On the Interplay Between Routing and Signal Representation for Compressive Sensing in Wireless Sensor Networks

On the Interplay Between Routing and Signal Representation for Compressive Sensing in Wireless Sensor Networks, Giorgio Quer, Riccardo Masiero, Danilele Munaretto, Michele Rossi, Joerg Widmer, Michele Zorzi.

This paper addresses the same problem as the paper right below. Actually, it's interesting that both papers cite versions each other, which is quite rare.

This paper is a bit more optimistic in the use of compressed sensing in conjunction with routing and data aggregation in sensor networks, but still raises some issues into which random projection would be best for real data (the best results are obtained for synthetic data).
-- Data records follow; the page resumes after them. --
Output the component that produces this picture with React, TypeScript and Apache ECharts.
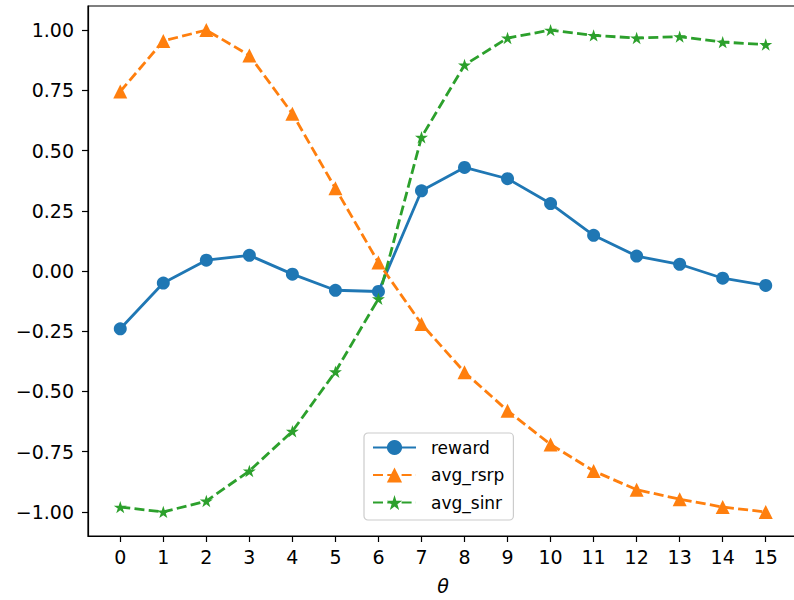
import React, { useEffect, useRef } from "react";
import * as echarts from "echarts";

const theta = [0, 1, 2, 3, 4, 5, 6, 7, 8, 9, 10, 11, 12, 13, 14, 15];
const reward = [-0.24, -0.05, 0.045, 0.065, -0.013, -0.08, -0.085, 0.333, 0.43, 0.383, 0.28, 0.148, 0.062, 0.028, -0.03, -0.06];
const avgRsrp = [0.745, 0.955, 1.0, 0.895, 0.653, 0.343, 0.035, -0.22, -0.42, -0.58, -0.72, -0.83, -0.908, -0.947, -0.98, -1.0];
const avgSinr = [-0.98, -1.0, -0.955, -0.83, -0.665, -0.418, -0.115, 0.555, 0.855, 0.967, 1.0, 0.978, 0.967, 0.973, 0.95, 0.94];
const yTicks = [-1, -0.75, -0.5, -0.25, 0, 0.25, 0.5, 0.75, 1];
const seriesNames = ["reward", "avg_rsrp", "avg_sinr"];

const STAR =
  "path://M0,-1L0.2245,-0.309L0.9511,-0.309L0.3633,0.118L0.5878,0.809L0,0.382L-0.5878,0.809L-0.3633,0.118L-0.9511,-0.309L-0.2245,-0.309Z";

const pairs = (ys: number[]) => theta.map((t, i) => [t, ys[i]]);
const fmtY = (v: number) => v.toFixed(2).replace("-", "\u2212");

export default function App() {
  const ref = useRef<HTMLDivElement>(null);
  useEffect(() => {
    if (!ref.current) return;
    const chart = echarts.init(ref.current, undefined, { renderer: "svg" });
    const font = "DejaVu Sans";
    const FS = 19;
    chart.setOption({
      animation: false,
      backgroundColor: "#ffffff",
      grid: {
        left: 88,
        right: 2,
        top: 6,
        bottom: 62,
        show: true,
        borderColor: "#000",
        borderWidth: 1.2,
        backgroundColor: "transparent",
      },
      xAxis: {
        type: "value",
        min: -0.75,
        max: 15.75,
        name: "θ",
        nameLocation: "middle",
        nameGap: 40,
        nameTextStyle: { fontFamily: font, fontStyle: "italic", fontSize: FS, color: "#000" },
        axisLine: { show: true, onZero: false, lineStyle: { color: "#000", width: 1.2 } },
        axisTick: { show: true, length: 6, customValues: theta, lineStyle: { color: "#000", width: 1.2 } },
        axisLabel: {
          customValues: theta,
          margin: 11,
          fontFamily: font,
          fontSize: FS,
          color: "#000",
          formatter: (v: number) => String(v),
        },
        splitLine: { show: false },
      },
      yAxis: {
        type: "value",
        min: -1.1,
        max: 1.1,
        axisLine: { show: true, onZero: false, lineStyle: { color: "#000", width: 1.2 } },
        axisTick: { show: true, length: 6, customValues: yTicks, lineStyle: { color: "#000", width: 1.2 } },
        axisLabel: {
          customValues: yTicks,
          margin: 14,
          fontFamily: font,
          fontSize: FS,
          color: "#000",
          formatter: (v: number) => fmtY(v),
        },
        splitLine: { show: false },
      },
      legend: {
        orient: "vertical",
        left: 364,
        top: 433,
        data: seriesNames,
        itemWidth: 43,
        itemHeight: 19,
        itemGap: 10.5,
        padding: [6, 9, 9, 8],
        backgroundColor: "rgba(255,255,255,0.8)",
        borderColor: "#cccccc",
        borderWidth: 1.2,
        borderRadius: 4,
        textStyle: { fontFamily: font, fontSize: 17, color: "#000", padding: [0, 0, 0, 10] },
      },
      series: [
        {
          name: seriesNames[0],
          type: "line",
          data: pairs(reward),
          symbol: "circle",
          symbolSize: 13,
          color: "#1f77b4",
          lineStyle: { width: 2.8, color: "#1f77b4" },
          itemStyle: { color: "#1f77b4" },
        },
        {
          name: seriesNames[1],
          type: "line",
          data: pairs(avgRsrp),
          symbol: "triangle",
          symbolSize: 14,
          color: "#ff7f0e",
          lineStyle: { width: 2.8, color: "#ff7f0e", type: [10, 4.3] },
          itemStyle: { color: "#ff7f0e" },
        },
        {
          name: seriesNames[2],
          type: "line",
          data: pairs(avgSinr),
          symbol: STAR,
          symbolSize: [13, 12.4],
          color: "#2ca02c",
          lineStyle: { width: 2.8, color: "#2ca02c", type: [10, 4.3] },
          itemStyle: { color: "#2ca02c" },
        },
      ],
    });
    return () => chart.dispose();
  }, []);
  return (
    <div style={{ position: "absolute", left: 0, top: 0, width: 794, height: 600, overflow: "hidden", background: "#fff" }}>
      <div ref={ref} style={{ width: 800, height: 600 }} />
    </div>
  );
}
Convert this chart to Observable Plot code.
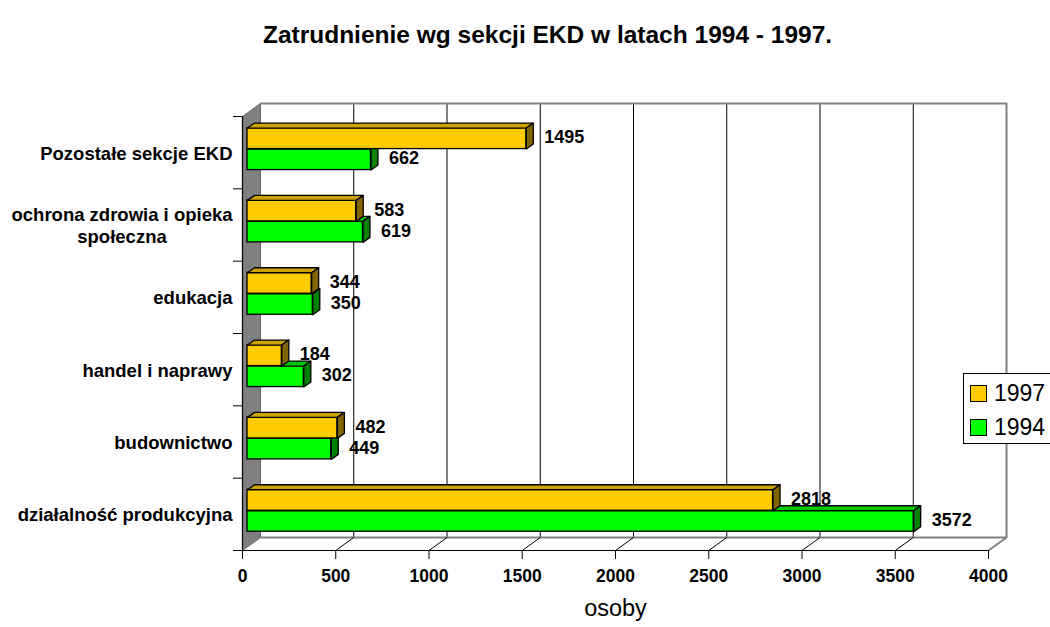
<!DOCTYPE html>
<html><head><meta charset="utf-8">
<script src="https://cdn.jsdelivr.net/npm/d3@7"></script>
<script src="https://cdn.jsdelivr.net/npm/@observablehq/plot@0.6"></script>
<style>
body{margin:0;background:#fff;}
#wrap{position:relative;width:1050px;height:627px;overflow:hidden;background:#fff;}
#legend{position:absolute;left:963px;top:373px;width:100px;height:69px;border:1px solid #000;background:#fff;font-family:"Liberation Sans",Arial,sans-serif;font-size:23px;color:#000;}
.row{position:absolute;left:6px;display:flex;align-items:center;height:24px;}
.sw{width:15px;height:15px;border:1px solid #000;margin-right:7px;}
</style></head><body><div id="wrap"></div>
<script>
// ---- data ----
const title = "Zatrudnienie wg sekcji EKD w latach 1994 - 1997.";
const xLabel = "osoby";
const categories = ["Pozostałe sekcje EKD", "ochrona zdrowia i opieka\nspołeczna", "edukacja", "handel i naprawy", "budownictwo", "działalność produkcyjna"];
const series = ["1997", "1994"];
const values1997 = [1495, 583, 344, 184, 482, 2818];
const values1994 = [662, 619, 350, 302, 449, 3572];
const xTicks = [0, 500, 1000, 1500, 2000, 2500, 3000, 3500, 4000];

// ---- geometry ----
const W = 1050, H = 627, ML = 242, MR = 62, MT = 116, MB = 77;
const N = categories.length;
const kx = (W - ML - MR) / 4000, ky = (H - MT - MB) / N;
const WALL = [18, -13];           // full depth offset, px
const BF = [5, -3.6];             // bar front face offset, px
const BD = [7, -5];               // bar depth, px
const wx = WALL[0] / kx, wy = -WALL[1] / ky;
const bx = BD[0] / kx, by = -BD[1] / ky;
const hb = 21 / ky;
const FONT = "'Liberation Sans', Arial, sans-serif";
const CAT_SIZE = 18.5;

const colors = {
  "1997": {front: "#FFCC00", top: "#CCA300", side: "#806600"},
  "1994": {front: "#00FF00", top: "#00C800", side: "#008000"}
};
const valuesBy = {"1997": values1997, "1994": values1994};

const rows = [];
categories.forEach((c, j) => {
  const i = N - 1 - j;
  series.forEach(s => {
    const v = valuesBy[s][j];
    const yb = s === "1997" ? i + 0.5 : i + 0.5 - hb;
    const yt = yb + hb;
    rows.push({cat: c, s, v, yb, yt, id: c + s});
  });
});
const topPts = [], sidePts = [];
rows.forEach(r => {
  [[0, r.yt], [r.v, r.yt], [r.v + bx, r.yt + by], [bx, r.yt + by], [0, r.yt]]
    .forEach(([x, y]) => topPts.push({x, y, id: r.id, s: r.s}));
  [[r.v, r.yb], [r.v, r.yt], [r.v + bx, r.yt + by], [r.v + bx, r.yb + by], [r.v, r.yb]]
    .forEach(([x, y]) => sidePts.push({x, y, id: r.id, s: r.s}));
});

// category label positions (block right-aligned, lines centered)
const ctx = document.createElement("canvas").getContext("2d");
ctx.font = "bold " + CAT_SIZE + "px " + FONT;
const catLabels = categories.map((c, j) => {
  const w = d3.max(c.split("\n"), l => ctx.measureText(l).width);
  return {text: c, y: N - 1 - j + 0.5, x: -(10 + w / 2) / kx};
});

function barMarks(s) {
  const c = colors[s];
  return [
    Plot.rect(rows.filter(r => r.s === s), {x1: 0, x2: "v", y1: "yb", y2: "yt", fill: c.front, stroke: "black", strokeWidth: 1.3, dx: BF[0], dy: BF[1]}),
    Plot.line(topPts.filter(p => p.s === s), {x: "x", y: "y", z: "id", fill: c.top, stroke: "black", strokeWidth: 1.3, dx: BF[0], dy: BF[1]}),
    Plot.line(sidePts.filter(p => p.s === s), {x: "x", y: "y", z: "id", fill: c.side, stroke: "black", strokeWidth: 1.3, dx: BF[0], dy: BF[1]})
  ];
}

const chart = Plot.plot({
  width: W, height: H,
  marginLeft: ML, marginRight: MR, marginTop: MT, marginBottom: MB,
  x: {domain: [0, 4000]},
  y: {domain: [0, N]},
  style: {fontFamily: FONT, color: "black", background: "white", overflow: "visible"},
  marks: [
    // left wall
    Plot.line([[0, 0], [0, N], [wx, N + wy], [wx, wy], [0, 0]], {fill: "#808080", stroke: "#666", strokeWidth: 1}),
    // back wall gridlines
    Plot.ruleX(xTicks.filter(t => t > 0 && t < 4000), {x: d => d, y1: 0, y2: N, stroke: "black", strokeWidth: 1, dx: WALL[0], dy: WALL[1]}),
    // back wall border
    Plot.line([[0, N], [4000, N], [4000, 0], [0, 0]], {stroke: "#808080", strokeWidth: 2, dx: WALL[0], dy: WALL[1]}),
    // floor diagonals
    Plot.link(xTicks.filter(t => t > 0 && t < 4000), {x1: d => d, y1: 0, x2: d => d + wx, y2: wy, stroke: "black", strokeWidth: 1}),
    Plot.link([4000], {x1: d => d, y1: 0, x2: d => d + wx, y2: wy, stroke: "#808080", strokeWidth: 2}),
    // front axes
    Plot.ruleY([0], {x1: -9 / kx, x2: 4000, stroke: "black", strokeWidth: 1.2}),
    Plot.ruleX([0], {y1: 0, y2: N, stroke: "black", strokeWidth: 1.2}),
    Plot.axisX({ticks: xTicks, tickSize: 9, tickPadding: 10, tickFormat: d => String(d), fontSize: 17.5, fontWeight: "bold", label: null, stroke: "black"}),
    Plot.axisY({ticks: d3.range(0, N + 1), tickSize: 9, tickFormat: () => "", label: null}),
    // bars (back series first)
    ...barMarks("1994"),
    ...barMarks("1997"),
    // value labels
    Plot.text(rows, {x: "v", y: r => (r.yb + r.yt) / 2, text: r => String(r.v), textAnchor: "start", dx: 23, dy: BF[1] - 1, fontSize: 18, fontWeight: "bold", fill: "black"}),
    // category labels
    Plot.text(catLabels, {x: "x", y: "y", text: "text", textAnchor: "middle", lineHeight: 1.19, fontSize: CAT_SIZE, fontWeight: "bold", fill: "black"}),
    // title & axis label
    Plot.text([title], {text: d => d, frameAnchor: "top", dx: -68, dy: -91, fontSize: 24.5, fontWeight: "bold", fill: "black"}),
    Plot.text([xLabel], {text: d => d, frameAnchor: "bottom", dy: 65, fontSize: 23.5, fill: "black"})
  ]
});
const wrap = document.getElementById("wrap");
wrap.appendChild(chart);

// legend
const legend = document.createElement("div");
legend.id = "legend";
series.forEach((s, k) => {
  const row = document.createElement("div");
  row.className = "row";
  row.style.top = (7 + k * 34) + "px";
  const sw = document.createElement("div");
  sw.className = "sw";
  sw.style.background = colors[s].front;
  const t = document.createElement("span");
  t.textContent = s;
  row.appendChild(sw); row.appendChild(t);
  legend.appendChild(row);
});
wrap.appendChild(legend);
</script></body></html>
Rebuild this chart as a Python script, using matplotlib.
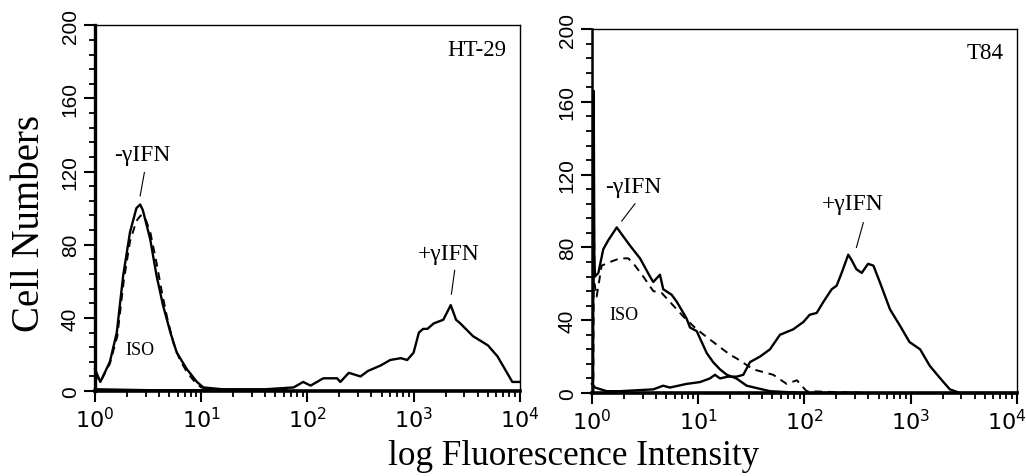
import numpy as np
import matplotlib.pyplot as plt
import matplotlib.transforms as mtransforms
from matplotlib.ticker import FixedLocator, LogLocator, NullFormatter, MultipleLocator

plt.rcParams["mathtext.fontset"] = "custom"
plt.rcParams["mathtext.rm"] = "Liberation Sans"
plt.rcParams["mathtext.it"] = "Liberation Sans"

# ---- HT-29 (x given as log10 of intensity) ----
ht29_neg_logx = [0.0, 0.05, 0.14, 0.205, 0.265, 0.33, 0.39, 0.425, 0.45, 0.52, 0.58,
                 0.64, 0.71, 0.77, 0.865, 0.96, 1.02, 1.2, 1.5, 1.8]
ht29_neg_y = [12, 5, 16, 32, 63, 87, 100, 102, 99, 83, 63, 47, 32, 21, 12, 5, 2, 1, 0.5, 0.5]

ht29_iso_logx = [0.0, 0.05, 0.14, 0.21, 0.27, 0.33, 0.39, 0.43, 0.47, 0.52, 0.58,
                 0.63, 0.68, 0.74, 0.80, 0.87, 0.94, 1.0, 1.1, 1.4]
ht29_iso_y = [10, 5, 15, 30, 60, 82, 93, 96, 95, 87, 70, 54, 40, 26, 17, 10, 5, 2, 1, 0]

ht29_pos_logx = [0.0, 0.5, 1.0, 1.3, 1.6, 1.87, 1.96, 2.03, 2.15, 2.28, 2.31, 2.39, 2.5,
                 2.57, 2.69, 2.78, 2.88, 2.94, 3.0, 3.05, 3.09, 3.13, 3.19, 3.28, 3.35,
                 3.40, 3.44, 3.56, 3.70, 3.79, 3.88, 3.93, 4.0]
ht29_pos_y = [1, 0.5, 0.5, 1, 1, 2, 5, 3, 7, 7, 5, 10, 8, 11, 14, 17, 18, 17, 21, 32,
              34, 34, 37, 39, 47, 39, 37, 30, 25, 19, 10, 5, 5]

# ---- T84 ----
t84_neg_logx = [0.01, 0.016, 0.022, 0.028, 0.06, 0.106, 0.154, 0.233, 0.295, 0.358, 0.452,
                0.546, 0.577, 0.64, 0.671, 0.75, 0.80, 0.89, 0.923, 0.986, 1.08, 1.14,
                1.205, 1.27, 1.36, 1.457, 1.676, 1.99, 2.5]
t84_neg_y = [0, 166, 75, 64, 66, 79, 84, 91, 86, 81, 74, 64, 61, 65, 57, 54, 50, 41, 36,
             34, 22, 17, 13, 10, 8, 4, 1, 0, 0]

t84_iso_logx = [0.012, 0.018, 0.024, 0.044, 0.091, 0.17, 0.264, 0.342, 0.405, 0.483, 0.577,
                0.656, 0.766, 0.86, 0.986, 1.142, 1.30, 1.362, 1.519, 1.707, 1.833, 1.93,
                2.02, 2.3, 2.6]
t84_iso_y = [0, 105, 60, 53, 70, 72, 74, 74, 70, 64, 56, 55, 48, 42, 35, 28, 21, 19, 13,
             10, 5, 7, 1, 0.5, 0]

t84_pos_logx = [0.0, 0.028, 0.138, 0.264, 0.577, 0.67, 0.734, 0.89, 1.017, 1.11, 1.158,
                1.205, 1.28, 1.362, 1.425, 1.488, 1.582, 1.676, 1.77, 1.895, 1.99, 2.05,
                2.116, 2.178, 2.257, 2.304, 2.351, 2.413, 2.445, 2.49, 2.54, 2.60, 2.65,
                2.71, 2.806, 2.90, 2.99, 3.09, 3.18, 3.28, 3.37, 3.465, 3.7, 4.0]
t84_pos_y = [5, 3, 1, 1, 2, 4, 3, 5, 6, 8, 10, 8, 9, 9, 10, 17, 20, 24, 32, 35, 39, 43,
             44, 50, 57, 59, 66, 76, 73, 68, 66, 71, 70, 61, 46, 37, 28, 24, 15, 8, 2, 0,
             0, 0]

y_ticks = [0, 40, 80, 120, 160, 200]
x_ticks = [1, 10, 100, 1000, 10000]
x_ticklabels = [r"$\mathregular{10^{%d}}$" % i for i in range(5)]

panels = [
    {"pos": [0.0926, 0.178, 0.414, 0.767], "name": "HT-29", "name_at": (10**3.6, 187),
     "neg": (ht29_neg_logx, ht29_neg_y), "iso": (ht29_iso_logx, ht29_iso_y),
     "pos_": (ht29_pos_logx, ht29_pos_y), "left_lw": 2.4,
     "neg_lbl": (10**0.45, 129.5), "neg_line": ((10**0.465, 119.5), (10**0.425, 106.7)),
     "iso_lbl": (10**0.425, 23),
     "pos_lbl": (10**3.33, 75), "pos_line": ((10**3.387, 66), (10**3.356, 53))},
    {"pos": [0.577, 0.174, 0.414, 0.763], "name": "T84", "name_at": (10**3.7, 187),
     "neg": (t84_neg_logx, t84_neg_y), "iso": (t84_iso_logx, t84_iso_y),
     "pos_": (t84_pos_logx, t84_pos_y), "left_lw": 1.8,
     "neg_lbl": (10**0.386, 113.7), "neg_line": ((10**0.405, 104), (10**0.28, 94.5)),
     "iso_lbl": (10**0.30, 43),
     "pos_lbl": (10**2.453, 104), "pos_line": ((10**2.555, 93.6), (10**2.49, 80))},
]

fig = plt.figure(figsize=(10.26, 4.77), dpi=100)
axes = []

for p in panels:
    ax = fig.add_axes(p["pos"])
    axes.append(ax)
    lx, ly = p["neg"]
    ax.plot(10 ** np.array(lx), ly, color="black", lw=1.7, clip_on=False, zorder=3)
    lx, ly = p["iso"]
    ax.plot(10 ** np.array(lx), ly, color="black", lw=1.4, ls=(0, (4, 3)),
            clip_on=False, zorder=3)
    lx, ly = p["pos_"]
    ax.plot(10 ** np.array(lx), ly, color="black", lw=1.7, clip_on=False, zorder=3)

    ax.set_xscale("log")
    ax.set_xlim(1, 10000)
    ax.set_ylim(0, 200)

    ax.xaxis.set_major_locator(FixedLocator(x_ticks))
    ax.set_xticklabels(x_ticklabels)
    ax.xaxis.set_minor_locator(LogLocator(base=10, subs=np.arange(2, 10)))
    ax.xaxis.set_minor_formatter(NullFormatter())
    ax.set_yticks(y_ticks)
    ax.set_yticklabels([str(v) for v in y_ticks], rotation=90, va="center",
                       family="Liberation Sans", fontsize=15)
    ax.yaxis.set_minor_locator(MultipleLocator(8))
    for lbl in ax.get_xticklabels():
        lbl.set_fontsize(16)

    ax.tick_params(which="major", direction="out", length=8, width=1.5, pad=3)
    ax.tick_params(which="minor", direction="out", length=4.5, width=1.3)

    ax.spines["left"].set_linewidth(p["left_lw"])
    ax.spines["bottom"].set_linewidth(2.6)
    ax.spines["top"].set_linewidth(1.0)
    ax.spines["right"].set_linewidth(1.0)

    ax.text(*p["name_at"], p["name"], family="Liberation Serif", fontsize=16.5,
            ha="center", va="center")
    ax.text(*p["neg_lbl"], "-γIFN", family="Liberation Serif", fontsize=17,
            ha="center", va="center")
    ax.text(*p["iso_lbl"], "ISO", family="Liberation Serif", fontsize=13,
            ha="center", va="center")
    ax.text(*p["pos_lbl"], "+γIFN", family="Liberation Serif", fontsize=17,
            ha="center", va="center")
    for (x0, y0), (x1, y1) in [p["neg_line"], p["pos_line"]]:
        ax.plot([x0, x1], [y0, y1], color="black", lw=0.8)

# last tick label of the right panel sits against the figure edge
last = axes[1].get_xticklabels()[-1]
last.set_transform(last.get_transform() +
                   mtransforms.ScaledTranslation(-10 / 100, 0, fig.dpi_scale_trans))

fig.text(30 / 1026, 1 - 223 / 477, "Cell Numbers", rotation=90, family="Liberation Serif",
         fontsize=28, ha="center", va="center")
fig.text(574 / 1026, 1 - 457 / 477, "log Fluorescence Intensity", family="Liberation Serif",
         fontsize=25.3, ha="center", va="center")

fig.savefig("out.png", dpi=100)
It seems there is a trial-and-error phase to see what compressed sensing bring to this problem, with no definite answer thus far.

Disclosure: one of the authors here, Joerg, is my colleague in Munich.

Spatially-Localized Compressed Sensing and Routing in Multi-Hop Sensor Networks

Spatially-Localized Compressed Sensing and Routing in Multi-Hop Sensor Networks, Sungwon Lee, Sundeep Pattem, Maheswaran Sathiamoorthy, Bhaskar Krishnamachari, Antonio Ortega in Proc. of the 3rd International Conference on GeoSensor Networks, 2009.

This paper considers the use of compressed sensing with data aggregation in sensor networks. The paper proposes a clustering scheme to compressed the data along the cluster, and reconstruct the data later (either independently within a cluster, or jointly, assuming some spatial correlation between the clusters). The results are not very promising for the approach, once energy costs (for transmission) are taken into account. But there are not too many references using compressed sensing in concert with routing applications.

Wednesday, October 21, 2009

Space-Code Bloom Filter for Efficient Per-Flow Traffic Measurement

Space-Code Bloom Filter for Efficient Per-Flow Traffic Measurement Abhishek Kumar, Jun (Jim) Xu, Jia Wang, Oliver Spatschek, Li (Erran) Li, in Proc. of the 3rd ACM SIGCOMM conference on Internet Measurement 2003.

The paper uses a bloom filters for counting traffic. It does so by having l Bloom filters (BF), and each time a flow comes in, it chooses one of the l BFs at random. The idea is that, by counting how many different BFs are hit by the request, one can assess an estimate of the number of packets. If the BFs are chosen with equal probability, then after l log(l) packets, all of the l would return a positive reply to a query membership for the packet. Of course, that would restrict the counting to low values, so they don't select the BF uniformly, but at random with a geometric distribution.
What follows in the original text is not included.